Knights of the Crown (Dragonlance Warriors, Vol. 1)
Author: Roland Green
Publisher: Wizards of the Coast
Published Date: March 1, 1995
Review based on: Mass Market Paperback
Review Date: April 29, 2004
Reviewer: garbagetool

Overall: 3 Lasting Appeal: 2
Plot: 2 Characters: 3

No Book Description Available

I came into this novel expecting a great read for some reason. I mean how could a story about knights be so bad. They like to kill things over and I like reading about stuff being killed. I was a bit surprised when the story focuses on a thief who becomes a knight. As a book it's is ok (being readable from start to end), however at times the novel tends to drag alot. The plot keeps shifting between different characters like Pirvan, Grimsoar, and Gerik.

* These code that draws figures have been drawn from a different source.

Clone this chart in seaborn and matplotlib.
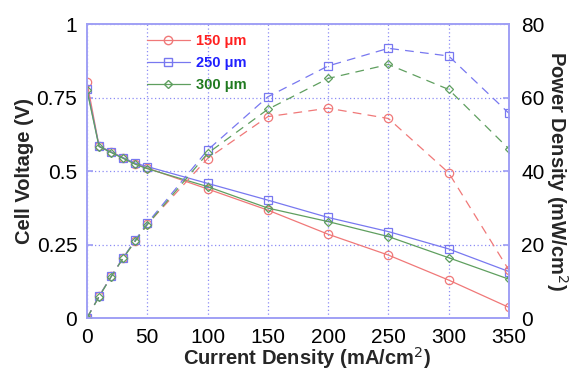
import numpy as np
import pandas as pd
import matplotlib
matplotlib.use("Agg")
import matplotlib.pyplot as plt
import seaborn as sns
from matplotlib.lines import Line2D

current = [0, 10, 20, 30, 40, 50, 100, 150, 200, 250, 300, 350]
labels = ["150 \u03bcm", "250 \u03bcm", "300 \u03bcm"]

volt_150 = [0.803, 0.585, 0.565, 0.545, 0.525, 0.51, 0.439, 0.367, 0.285, 0.214, 0.129, 0.036]
volt_250 = [0.780, 0.585, 0.565, 0.545, 0.527, 0.515, 0.458, 0.401, 0.342, 0.294, 0.235, 0.158]
volt_300 = [0.775, 0.583, 0.563, 0.543, 0.523, 0.508, 0.447, 0.374, 0.328, 0.277, 0.205, 0.132]

power_150 = [0, 5.9, 11.3, 16.4, 21.0, 25.5, 43.4, 54.8, 57.1, 54.3, 39.5, 13.0]
power_250 = [0, 5.9, 11.3, 16.4, 21.2, 25.8, 45.7, 60.2, 68.6, 73.4, 71.3, 55.7]
power_300 = [0, 5.8, 11.2, 16.3, 20.9, 25.4, 44.8, 56.8, 65.2, 69.0, 62.2, 46.0]

x_ticks = [0, 50, 100, 150, 200, 250, 300, 350]
v_ticks = [0, 0.25, 0.5, 0.75, 1]
v_tick_labels = ["0", "0.25", "0.5", "0.75", "1"]
p_ticks = [0, 20, 40, 60, 80]

sns.set_theme(style="white")
plt.rcParams['font.family'] = ['Liberation Sans', 'DejaVu Sans']

line_colors = ["#f07878", "#7878f0", "#5f9f5f"]
text_colors = ["#ff2020", "#2020ff", "#207a20"]
markers = ["o", "s", "D"]
msizes = [6, 6, 4]
grid_color = "#8c8cf5"

fig = plt.figure(figsize=(5.78, 3.70), dpi=100)
ax = fig.add_axes([0.1505, 0.1405, 0.7301, 0.7945])
ax2 = ax.twinx()

volts = [volt_150, volt_250, volt_300]
powers = [power_150, power_250, power_300]

for i in range(3):
    dfv = pd.DataFrame({"I": current, "V": volts[i]})
    dfp = pd.DataFrame({"I": current, "P": powers[i]})
    sns.lineplot(data=dfv, x="I", y="V", ax=ax, color=line_colors[i], lw=0.9,
                 marker=markers[i], markersize=msizes[i], markerfacecolor="none",
                 markeredgecolor=line_colors[i], markeredgewidth=0.9)
    sns.lineplot(data=dfp, x="I", y="P", ax=ax2, color=line_colors[i], lw=0.9,
                 linestyle=(0, (7, 5)),
                 marker=markers[i], markersize=msizes[i], markerfacecolor="none",
                 markeredgecolor=line_colors[i], markeredgewidth=0.9)

ax.set_xlim(0, 350)
ax.set_ylim(0, 1)
ax2.set_ylim(0, 80)
ax.set_xticks(x_ticks)
ax.set_yticks(v_ticks)
ax.set_yticklabels(v_tick_labels)
ax2.set_yticks(p_ticks)

ax.grid(True, color=grid_color, linestyle=(0, (1, 2)), linewidth=0.9)
ax.set_axisbelow(True)
for a in (ax, ax2):
    for s in a.spines.values():
        s.set_color("#a0a0f5")
        s.set_linewidth(1.2)
    a.tick_params(axis="both", direction="in", length=4, color="#a0a0f5",
                  labelsize=15, labelcolor="black")
ax.tick_params(axis="y", pad=7)
ax.tick_params(axis="x", pad=7)
ax2.tick_params(axis="y", pad=9)

ax.set_xlabel("Current Density (mA/cm$^2$)", fontsize=14.5, fontweight="bold", labelpad=0)
ax.xaxis.set_label_coords(0.52, -0.092)
ax.set_ylabel("Cell Voltage (V)", fontsize=14.5, fontweight="bold", labelpad=2)
ax2.set_ylabel("Power Density (mW/cm$^2$)", fontsize=14.5, fontweight="bold",
               rotation=270, labelpad=18)

handles = [Line2D([0], [0], color=line_colors[i], lw=0.9, marker=markers[i],
                  markersize=msizes[i], markerfacecolor="none",
                  markeredgecolor=line_colors[i]) for i in range(3)]
leg = ax2.legend(handles, labels, loc="upper left", bbox_to_anchor=(0.11, 1.01),
                 frameon=False, fontsize=10.5, handlelength=3.0, labelspacing=0.55,
                 handletextpad=0.4)
for t, c in zip(leg.get_texts(), text_colors):
    t.set_color(c)
    t.set_fontweight("bold")

fig.savefig("out.png", dpi=100)
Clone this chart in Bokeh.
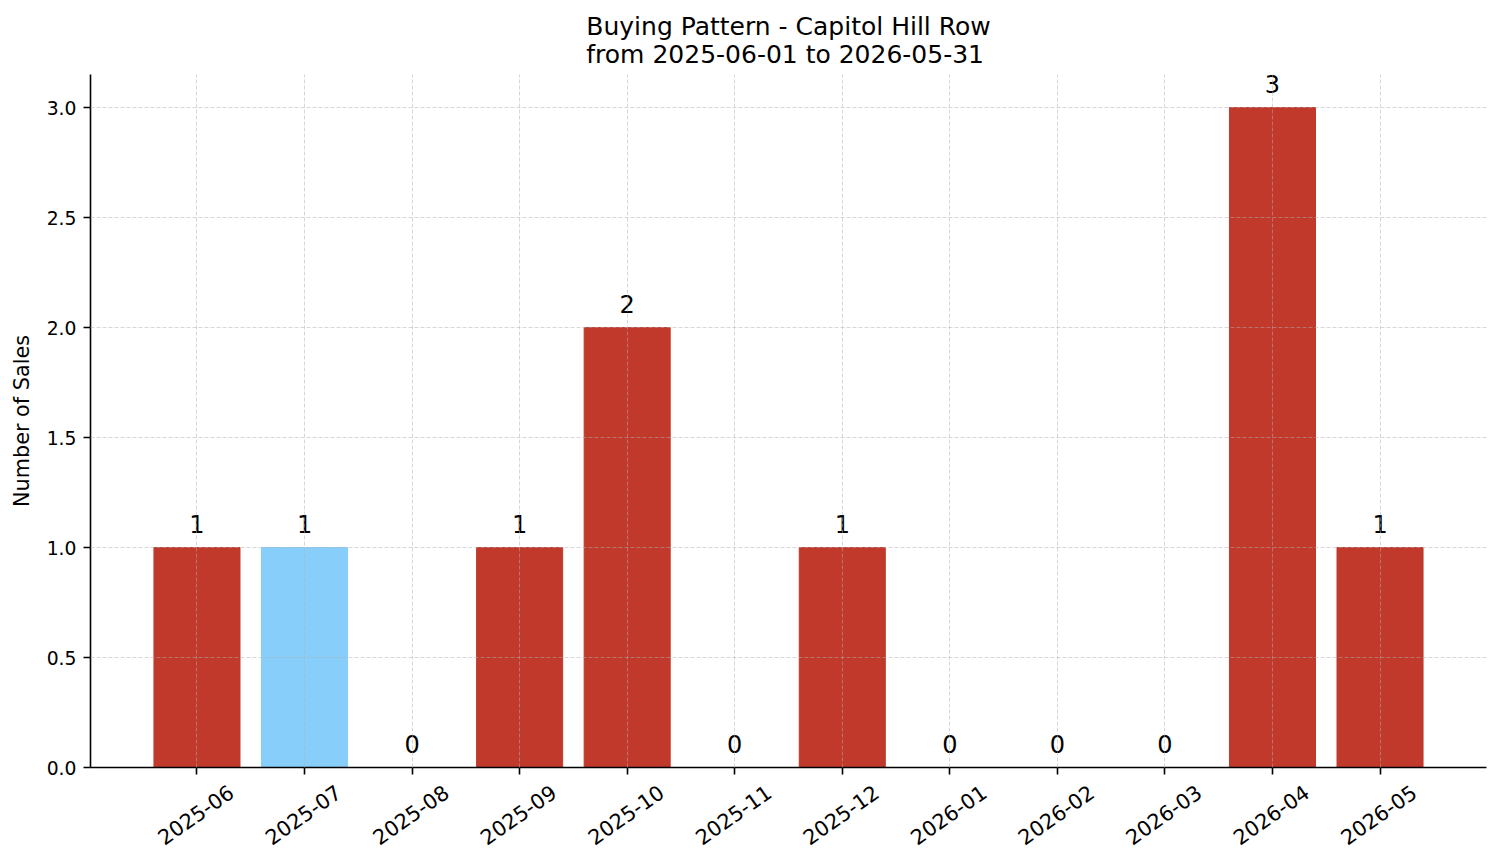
from bokeh.plotting import figure
from bokeh.models import (Range1d, FixedTicker, Title, ColumnDataSource, LinearAxis,
                          CustomLabelingPolicy)
from bokeh.embed import file_html
from bokeh.resources import INLINE
from bokeh.core.properties import value
import math

months = ["2025-06", "2025-07", "2025-08", "2025-09", "2025-10", "2025-11",
          "2025-12", "2026-01", "2026-02", "2026-03", "2026-04", "2026-05"]
sales = [1, 1, 0, 1, 2, 0, 1, 0, 0, 0, 3, 1]
colors = ["#c0392b", "#87cefa", "#c0392b", "#c0392b", "#c0392b", "#c0392b",
          "#c0392b", "#c0392b", "#c0392b", "#c0392b", "#c0392b", "#c0392b"]
yticks = [0.0, 0.5, 1.0, 1.5, 2.0, 2.5, 3.0]

FONT = "DejaVu Sans"
xs = list(range(len(months)))
X0, X1 = -0.99, 11.99
SHIFT = 0.317

p = figure(frame_width=1396, frame_height=693, output_backend="svg", toolbar_location=None,
           x_range=Range1d(X0, X1), y_range=Range1d(0, 3.15), x_axis_location=None,
           min_border_left=90, min_border_right=15, min_border_top=74, min_border_bottom=96)
p.extra_x_ranges = {"lab": Range1d(X0 - SHIFT, X1 - SHIFT)}
p.title = Title(text="Buying Pattern - Capitol Hill Row\nfrom 2025-06-01 to 2026-05-31",
                align="center", text_font=FONT, text_font_size="25px", text_font_style="normal",
                text_color="#000000", text_line_height=0.97, standoff=11)

src = ColumnDataSource(dict(x=xs, top=sales, color=colors, label=[str(s) for s in sales]))
p.vbar(x="x", top="top", width=0.8, bottom=0, color="color", source=src)
p.text(x="x", y="top", text="label", source=src, text_align="center", text_baseline="alphabetic",
       y_offset=-23.5, text_font=value(FONT), text_font_size="24px", text_color="#000000")

xa = LinearAxis(ticker=FixedTicker(ticks=xs))
xa.major_label_policy = CustomLabelingPolicy(code="return [];")
xa.major_label_standoff = 0
xa.axis_line_color = "#000000"
xa.axis_line_width = 1.6
xa.major_tick_line_color = "#000000"
xa.major_tick_line_width = 1.6
xa.major_tick_out = 7
xa.major_tick_in = 0
xa.minor_tick_line_color = None
p.add_layout(xa, "below")

xl = LinearAxis(x_range_name="lab", ticker=FixedTicker(ticks=xs))
xl.major_label_overrides = {i: m for i, m in enumerate(months)}
xl.major_label_orientation = math.radians(35)
xl.major_label_text_font = FONT
xl.major_label_text_font_size = "20.8px"
xl.major_label_text_color = "#000000"
xl.major_label_standoff = 4
xl.axis_line_color = None
xl.major_tick_line_color = None
xl.minor_tick_line_color = None
xl.major_tick_out = 0
xl.major_tick_in = 0
p.add_layout(xl, "below")

p.yaxis.ticker = FixedTicker(ticks=yticks)
p.yaxis.major_label_overrides = {t: f"{t:.1f}" for t in yticks}
p.yaxis.axis_label = "Number of Sales"
ya = p.yaxis[0]
ya.major_label_text_font = FONT
ya.major_label_text_font_size = "18.75px"
ya.major_label_text_color = "#000000"
ya.major_label_standoff = 7
ya.axis_line_color = "#000000"
ya.axis_line_width = 1.6
ya.major_tick_line_color = "#000000"
ya.major_tick_line_width = 1.6
ya.major_tick_out = 7
ya.major_tick_in = 0
ya.minor_tick_line_color = None
ya.axis_label_text_font = FONT
ya.axis_label_text_font_size = "20.8px"
ya.axis_label_text_font_style = "normal"
ya.axis_label_text_color = "#000000"
ya.axis_label_standoff = 10

for g in (p.xgrid, p.ygrid):
    g.grid_line_color = "#b0b0b0"
    g.grid_line_alpha = 0.5
    g.grid_line_dash = "4 2"
    g.grid_line_width = 1
    g.level = "overlay"
p.xgrid.ticker = FixedTicker(ticks=xs)
p.ygrid.ticker = FixedTicker(ticks=yticks)

p.outline_line_color = None

open("out.html", "w").write(file_html(p, INLINE))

You get introduced to a bunch of characters who take up alot of room space wise in the novel and yet aren't very important. They have no depth and end up dying before you even have one iota of a reason to care for them. As for why the thief becomes a knight, apparently the adventure was reason enough for the knighthood to desire him among their ranks (admittedly even the recruiter mentioned that the knights were getting a bit desperate for members). The adventure while has a plot and shows how it MIGHT affect the world in a larger sense just doesn't have the sense of danger or urgency in it. Oh sure some bad guy has an evil dragon and they might decide to take over the world using the one dragon as his power base but of course the good guys get a good dragon very early in the novel as well so there's no real sense of doom. I think that's another reason the plot fails in this novel, you know that this story is a flashback and that Pirvan will become a knight in the first chapter of the novel. You can't really care about a main character as he goes through various trials if you know he'll be ok.

I recommend this novel to anyone who MUST collect all DragonLance novels ever made. For all other readers, I recommend checking for this at a library. It's definately not worth reading more than once.